▸ **Challenge**: Exact reproduction of the data is required, with images excluded.

▸ **Information shown**:
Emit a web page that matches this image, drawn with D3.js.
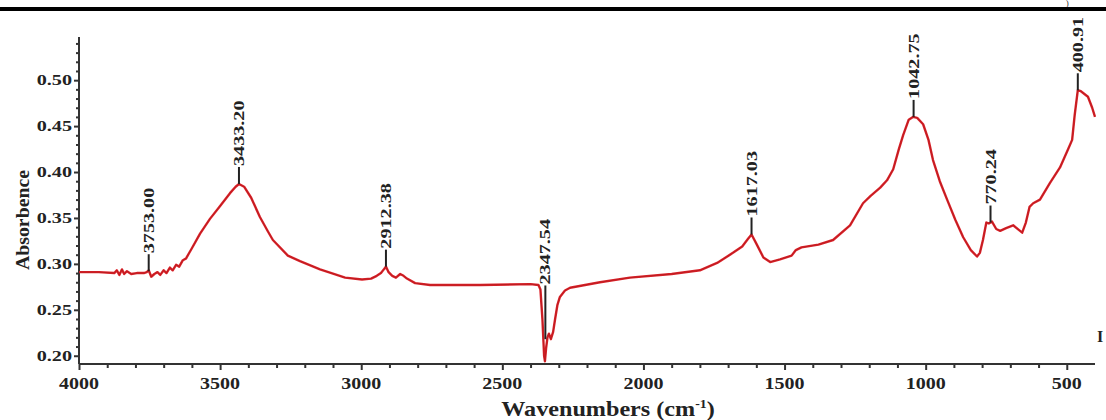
<!DOCTYPE html>
<html>
<head>
<meta charset="utf-8">
<script src="https://cdn.jsdelivr.net/npm/d3@7"></script>
<style>
  body { margin: 0; background: #fff; }
  svg { display: block; }
  text { font-family: "Liberation Serif", serif; font-weight: bold; fill: #222; }
</style>
</head>
<body>
<svg width="1106" height="420"></svg>
<script>
// FTIR spectrum
const wavenumbers = [4000,3930,3875,3866,3857,3848,3840,3830,3815,3795,3770,3760,3753,3744,3733,3722,3712,3700,3690,3678,3668,3656,3645,3632,3620,3617,3600,3571,3536,3500,3465,3445,3433,3415,3390,3359,3330,3313,3260,3217,3146,3057,2997,2965,2945,2930,2920,2912,2903,2890,2877,2862,2850,2838,2809,2756,2579,2400,2372,2365,2358,2352,2349,2345,2340,2335,2328,2320,2313,2305,2296,2278,2260,2154,2048,1900,1800,1739,1683,1650,1630,1617,1600,1575,1551,1516,1475,1460,1440,1380,1328,1268,1222,1195,1161,1137,1115,1095,1080,1060,1045,1030,1009,990,974,950,924,895,867,840,818,808,797,785,776,770,765,750,736,715,690,670,658,645,632,619,595,560,524,495,481,472,461,450,425,410,400];
const absorbance = [0.291,0.291,0.290,0.293,0.288,0.294,0.289,0.292,0.289,0.290,0.290,0.291,0.293,0.286,0.289,0.291,0.288,0.293,0.290,0.296,0.293,0.299,0.297,0.304,0.306,0.308,0.317,0.333,0.349,0.363,0.377,0.384,0.387,0.384,0.372,0.351,0.335,0.326,0.309,0.303,0.294,0.285,0.283,0.284,0.287,0.290,0.294,0.297,0.291,0.287,0.285,0.289,0.287,0.284,0.279,0.277,0.277,0.278,0.277,0.272,0.240,0.200,0.194,0.208,0.220,0.224,0.218,0.226,0.240,0.255,0.264,0.271,0.274,0.280,0.285,0.289,0.293,0.301,0.312,0.319,0.327,0.332,0.322,0.307,0.302,0.305,0.309,0.315,0.318,0.321,0.326,0.342,0.366,0.374,0.383,0.391,0.403,0.425,0.440,0.457,0.460,0.459,0.452,0.435,0.413,0.390,0.370,0.348,0.329,0.315,0.308,0.312,0.326,0.345,0.344,0.345,0.346,0.338,0.336,0.339,0.342,0.337,0.334,0.345,0.362,0.366,0.370,0.388,0.405,0.425,0.435,0.462,0.489,0.488,0.482,0.470,0.460];

const peakWn = [3753.00, 3433.20, 2912.38, 2347.54, 1617.03, 1042.75, 770.24, 460.91];
const peakText = ["3753.00", "3433.20", "2912.38", "2347.54", "1617.03", "1042.75", "770.24", "400.91"];
const peakAbs = [0.292, 0.387, 0.297, 0.218, 0.332, 0.460, 0.345, 0.489];
const peakTopAbs = [null, null, null, 0.2765, null, null, null, null];

const xTicks = [4000, 3500, 3000, 2500, 2000, 1500, 1000, 500];
const yTicks = [0.20, 0.25, 0.30, 0.35, 0.40, 0.45, 0.50];

var svg = d3.select("svg");

var x = d3.scaleLinear().domain([4000, 400]).range([79, 1095]);
var y = d3.scaleLinear().domain([0.191, 0.547]).range([364, 37]);

// stretch text to look like the wide serif of the original
function widen(sel, k) {
	sel.each(function() {
		var len = this.getComputedTextLength();
		d3.select(this).attr("textLength", len * k).attr("lengthAdjust", "spacingAndGlyphs");
	});
}

// bits of the neighbouring page that the crop keeps
svg.append("text").attr("x", 1066).attr("y", 6).style("font-size", "8px").style("font-weight", "normal").text(")");
svg.append("text").attr("x", 1097).attr("y", 342).style("font-size", "16px").attr("fill", "#000").text("I");

// x axis
var xAxis = svg.append("g")
	.attr("transform", "translate(0,364)")
	.call(d3.axisBottom(x).tickValues(d3.range(500, 4001, 100)).tickSize(4).tickFormat(""));
xAxis.select(".domain").attr("stroke", "#333").attr("stroke-width", 2).attr("d", "M79,0H1095");
xAxis.selectAll(".tick line").attr("stroke", "#333").attr("stroke-width", 2)
	.attr("y2", d => xTicks.includes(d) ? 6 : 4);

svg.append("g").selectAll("text")
	.data(xTicks)
	.enter()
	.append("text")
	.attr("x", d => x(d))
	.attr("y", 389)
	.attr("text-anchor", "middle")
	.style("font-size", "16px")
	.text(d => d)
	.call(widen, 1.25);

// y axis
var yAxis = svg.append("g")
	.attr("transform", "translate(79,0)")
	.call(d3.axisLeft(y).tickValues(d3.range(20, 55).map(v => v / 100)).tickSize(3).tickFormat(""));
yAxis.select(".domain").attr("stroke", "#333").attr("stroke-width", 2).attr("d", "M0,37V364");
yAxis.selectAll(".tick line").attr("stroke", "#333").attr("stroke-width", 2)
	.attr("x2", d => yTicks.some(t => Math.abs(t - d) < 1e-6) ? -5 : -3);

svg.append("g").selectAll("text")
	.data(yTicks)
	.enter()
	.append("text")
	.attr("x", 72)
	.attr("y", d => y(d) + 5)
	.attr("text-anchor", "end")
	.style("font-size", "15.5px")
	.text(d => d.toFixed(2))
	.call(widen, 1.3);

// axis titles
var xt = svg.append("text")
	.attr("x", 608)
	.attr("y", 416)
	.attr("text-anchor", "middle")
	.style("font-size", "21px");
xt.append("tspan").text("Wavenumbers (cm");
xt.append("tspan").attr("dy", -8).style("font-size", "12px").text("-1");
xt.append("tspan").attr("dy", 8).text(")");
widen(xt, 1.15);

svg.append("text")
	.attr("transform", "translate(29,220) rotate(-90)")
	.attr("text-anchor", "middle")
	.style("font-size", "18px")
	.text("Absorbence")
	.call(widen, 1.1);

// spectrum
var line = d3.line()
	.x((d, i) => x(wavenumbers[i]))
	.y(d => y(d));

svg.append("path")
	.datum(absorbance)
	.attr("d", line)
	.attr("fill", "none")
	.attr("stroke", "#dc222a")
	.attr("stroke-width", 2.4)
	.attr("stroke-linejoin", "round");
svg.append("path")
	.datum(absorbance)
	.attr("d", line)
	.attr("fill", "none")
	.attr("stroke", "#a01818")
	.attr("stroke-width", 0.9)
	.attr("stroke-opacity", 0.6)
	.attr("stroke-linejoin", "round");

// peak markers
var peaks = peakWn.map((w, i) => ({
	px: x(w),
	py: y(peakAbs[i]),
	top: peakTopAbs[i] == null ? y(peakAbs[i]) - 17 : y(peakTopAbs[i]),
	label: peakText[i]
}));

var pg = svg.append("g").selectAll("g").data(peaks).enter().append("g");
pg.append("line")
	.attr("x1", d => d.px).attr("x2", d => d.px)
	.attr("y1", d => d.py).attr("y2", d => d.top)
	.attr("stroke", "#222")
	.attr("stroke-width", 2);
pg.append("text")
	.attr("transform", d => "translate(" + (d.px + 5) + "," + (d.top - 1) + ") rotate(-90)")
	.attr("text-anchor", "start")
	.style("font-size", "15.5px")
	.text(d => d.label)
	.call(widen, 1.3);

// the crop rule sits over the tallest labels
svg.append("rect").attr("x", 0).attr("y", 0).attr("width", 1106).attr("height", 7).attr("fill", "#fff").lower();
svg.append("rect").attr("x", 0).attr("y", 7).attr("width", 1106).attr("height", 4).attr("fill", "#000");
</script>
</body>
</html>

▸ **Final answer**:
Emit a web page that matches this image, drawn with D3.js.
<!DOCTYPE html>
<html>
<head>
<meta charset="utf-8">
<script src="https://cdn.jsdelivr.net/npm/d3@7"></script>
<style>
  body { margin: 0; background: #fff; }
  svg { display: block; }
  text { font-family: "Liberation Serif", serif; font-weight: bold; fill: #222; }
</style>
</head>
<body>
<svg width="1106" height="420"></svg>
<script>
// FTIR spectrum
const wavenumbers = [4000,3930,3875,3866,3857,3848,3840,3830,3815,3795,3770,3760,3753,3744,3733,3722,3712,3700,3690,3678,3668,3656,3645,3632,3620,3617,3600,3571,3536,3500,3465,3445,3433,3415,3390,3359,3330,3313,3260,3217,3146,3057,2997,2965,2945,2930,2920,2912,2903,2890,2877,2862,2850,2838,2809,2756,2579,2400,2372,2365,2358,2352,2349,2345,2340,2335,2328,2320,2313,2305,2296,2278,2260,2154,2048,1900,1800,1739,1683,1650,1630,1617,1600,1575,1551,1516,1475,1460,1440,1380,1328,1268,1222,1195,1161,1137,1115,1095,1080,1060,1045,1030,1009,990,974,950,924,895,867,840,818,808,797,785,776,770,765,750,736,715,690,670,658,645,632,619,595,560,524,495,481,472,461,450,425,410,400];
const absorbance = [0.291,0.291,0.290,0.293,0.288,0.294,0.289,0.292,0.289,0.290,0.290,0.291,0.293,0.286,0.289,0.291,0.288,0.293,0.290,0.296,0.293,0.299,0.297,0.304,0.306,0.308,0.317,0.333,0.349,0.363,0.377,0.384,0.387,0.384,0.372,0.351,0.335,0.326,0.309,0.303,0.294,0.285,0.283,0.284,0.287,0.290,0.294,0.297,0.291,0.287,0.285,0.289,0.287,0.284,0.279,0.277,0.277,0.278,0.277,0.272,0.240,0.200,0.194,0.208,0.220,0.224,0.218,0.226,0.240,0.255,0.264,0.271,0.274,0.280,0.285,0.289,0.293,0.301,0.312,0.319,0.327,0.332,0.322,0.307,0.302,0.305,0.309,0.315,0.318,0.321,0.326,0.342,0.366,0.374,0.383,0.391,0.403,0.425,0.440,0.457,0.460,0.459,0.452,0.435,0.413,0.390,0.370,0.348,0.329,0.315,0.308,0.312,0.326,0.345,0.344,0.345,0.346,0.338,0.336,0.339,0.342,0.337,0.334,0.345,0.362,0.366,0.370,0.388,0.405,0.425,0.435,0.462,0.489,0.488,0.482,0.470,0.460];

const peakWn = [3753.00, 3433.20, 2912.38, 2347.54, 1617.03, 1042.75, 770.24, 460.91];
const peakText = ["3753.00", "3433.20", "2912.38", "2347.54", "1617.03", "1042.75", "770.24", "400.91"];
const peakAbs = [0.292, 0.387, 0.297, 0.218, 0.332, 0.460, 0.345, 0.489];
const peakTopAbs = [null, null, null, 0.2765, null, null, null, null];

const xTicks = [4000, 3500, 3000, 2500, 2000, 1500, 1000, 500];
const yTicks = [0.20, 0.25, 0.30, 0.35, 0.40, 0.45, 0.50];

var svg = d3.select("svg");

var x = d3.scaleLinear().domain([4000, 400]).range([79, 1095]);
var y = d3.scaleLinear().domain([0.191, 0.547]).range([364, 37]);

// stretch text to look like the wide serif of the original
function widen(sel, k) {
	sel.each(function() {
		var len = this.getComputedTextLength();
		d3.select(this).attr("textLength", len * k).attr("lengthAdjust", "spacingAndGlyphs");
	});
}

// bits of the neighbouring page that the crop keeps
svg.append("text").attr("x", 1066).attr("y", 6).style("font-size", "8px").style("font-weight", "normal").text(")");
svg.append("text").attr("x", 1097).attr("y", 342).style("font-size", "16px").attr("fill", "#000").text("I");

// x axis
var xAxis = svg.append("g")
	.attr("transform", "translate(0,364)")
	.call(d3.axisBottom(x).tickValues(d3.range(500, 4001, 100)).tickSize(4).tickFormat(""));
xAxis.select(".domain").attr("stroke", "#333").attr("stroke-width", 2).attr("d", "M79,0H1095");
xAxis.selectAll(".tick line").attr("stroke", "#333").attr("stroke-width", 2)
	.attr("y2", d => xTicks.includes(d) ? 6 : 4);

svg.append("g").selectAll("text")
	.data(xTicks)
	.enter()
	.append("text")
	.attr("x", d => x(d))
	.attr("y", 389)
	.attr("text-anchor", "middle")
	.style("font-size", "16px")
	.text(d => d)
	.call(widen, 1.25);

// y axis
var yAxis = svg.append("g")
	.attr("transform", "translate(79,0)")
	.call(d3.axisLeft(y).tickValues(d3.range(20, 55).map(v => v / 100)).tickSize(3).tickFormat(""));
yAxis.select(".domain").attr("stroke", "#333").attr("stroke-width", 2).attr("d", "M0,37V364");
yAxis.selectAll(".tick line").attr("stroke", "#333").attr("stroke-width", 2)
	.attr("x2", d => yTicks.some(t => Math.abs(t - d) < 1e-6) ? -5 : -3);

svg.append("g").selectAll("text")
	.data(yTicks)
	.enter()
	.append("text")
	.attr("x", 72)
	.attr("y", d => y(d) + 5)
	.attr("text-anchor", "end")
	.style("font-size", "15.5px")
	.text(d => d.toFixed(2))
	.call(widen, 1.3);

// axis titles
var xt = svg.append("text")
	.attr("x", 608)
	.attr("y", 416)
	.attr("text-anchor", "middle")
	.style("font-size", "21px");
xt.append("tspan").text("Wavenumbers (cm");
xt.append("tspan").attr("dy", -8).style("font-size", "12px").text("-1");
xt.append("tspan").attr("dy", 8).text(")");
widen(xt, 1.15);

svg.append("text")
	.attr("transform", "translate(29,220) rotate(-90)")
	.attr("text-anchor", "middle")
	.style("font-size", "18px")
	.text("Absorbence")
	.call(widen, 1.1);

// spectrum
var line = d3.line()
	.x((d, i) => x(wavenumbers[i]))
	.y(d => y(d));

svg.append("path")
	.datum(absorbance)
	.attr("d", line)
	.attr("fill", "none")
	.attr("stroke", "#dc222a")
	.attr("stroke-width", 2.4)
	.attr("stroke-linejoin", "round");
svg.append("path")
	.datum(absorbance)
	.attr("d", line)
	.attr("fill", "none")
	.attr("stroke", "#a01818")
	.attr("stroke-width", 0.9)
	.attr("stroke-opacity", 0.6)
	.attr("stroke-linejoin", "round");

// peak markers
var peaks = peakWn.map((w, i) => ({
	px: x(w),
	py: y(peakAbs[i]),
	top: peakTopAbs[i] == null ? y(peakAbs[i]) - 17 : y(peakTopAbs[i]),
	label: peakText[i]
}));

var pg = svg.append("g").selectAll("g").data(peaks).enter().append("g");
pg.append("line")
	.attr("x1", d => d.px).attr("x2", d => d.px)
	.attr("y1", d => d.py).attr("y2", d => d.top)
	.attr("stroke", "#222")
	.attr("stroke-width", 2);
pg.append("text")
	.attr("transform", d => "translate(" + (d.px + 5) + "," + (d.top - 1) + ") rotate(-90)")
	.attr("text-anchor", "start")
	.style("font-size", "15.5px")
	.text(d => d.label)
	.call(widen, 1.3);

// the crop rule sits over the tallest labels
svg.append("rect").attr("x", 0).attr("y", 0).attr("width", 1106).attr("height", 7).attr("fill", "#fff").lower();
svg.append("rect").attr("x", 0).attr("y", 7).attr("width", 1106).attr("height", 4).attr("fill", "#000");
</script>
</body>
</html>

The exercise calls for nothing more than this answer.